Recommendations by independent and agency biologists to increase flows to restore fish populations have been blocked for decades by the water export contractors’ opposition, effectively delaying the Water Board actions. On the eve of the Water Board’s finally taking long needed regulatory actions, the Voluntary Settlement Agreements were championed by the Brown administration and supported by the Newsom administration.

Instead of being based on the Water Board’s independent 2017 Scientific and Technical Basis report, the Voluntary Settlement Agreements are based on studies paid for by the water export contractors. Such studies are not new. The water contractors have been producing them for decades. The studies all have one thing in common: they find that restrictions on Delta export pumping to protect fish are not needed. The studies are also contrary to decades of scientific consensus by fish agency and independent biologists that water exports are a major contributing factor to the decline of pelagic and anadromous fish populations in the Delta.”

It’s very clear that the “voluntary agreements” are designed by the water contractors to serve the water contractors, not fish, the ecosystem or the people of California. Yet In all of the media reports I’ve seen on the voluntary agreements, there is sadly no mention of the apparent reason WHY the Governor is pushing the voluntary agreements, as well as the Delta Tunnel and Sites Reservoir: the big campaign contributions that Newsom has received from agribusiness.
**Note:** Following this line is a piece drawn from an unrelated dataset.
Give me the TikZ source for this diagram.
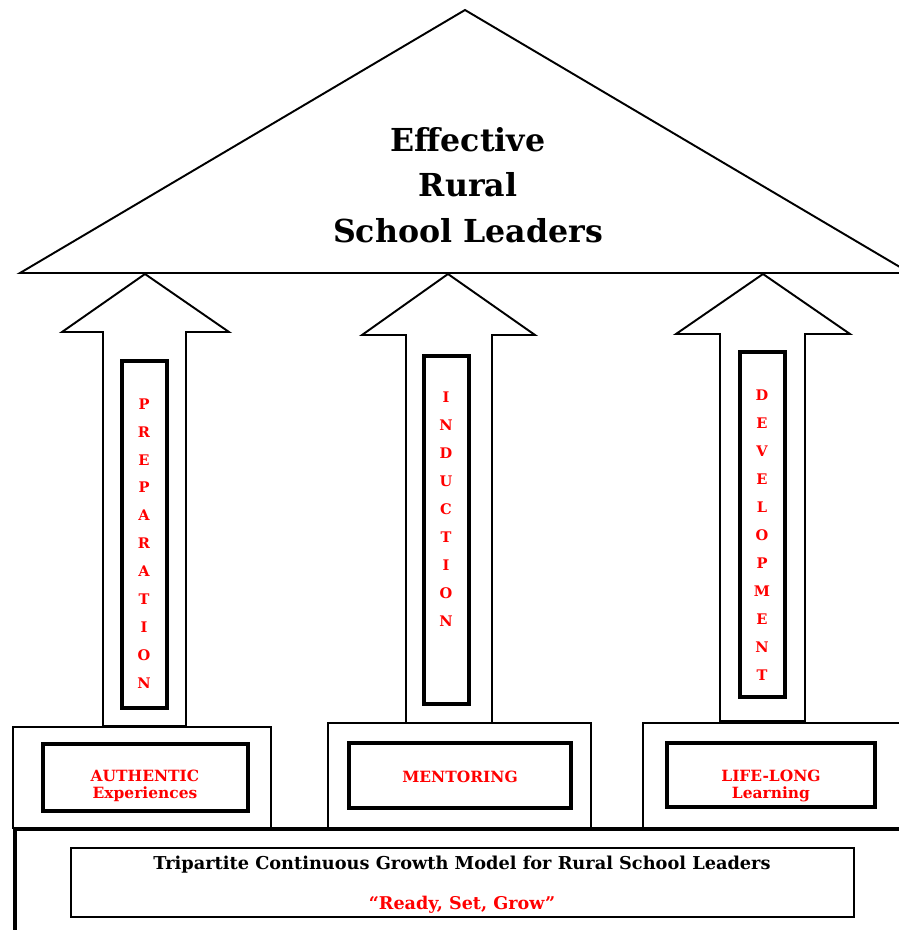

Governor Newsom received a total of $755,198 in donations from agribusiness in 2018, based on the latest data from www.followthemoney.org. That figure includes $116,800 from Beverly Hills agribusiness tycoons Stewart and Lynda Resnick, the largest orchard fruit growers in the world and the sponsors of the Coalition for a Sustainable Delta.

By supporting the voluntary water agreements, vetoing SB 1, backing the Delta Tunnel, hiring grower William Lyons as a special “agriculture liaison” to the Governor’s Office, overseeing the issuing of a new draft EIR that increases water exports for the state and federal projects rather than reducing them, and releasing a controversial water portfolio that includes fast tracking the Sites Reservoir, Newsom is apparently bending to the will of his agribusiness donors.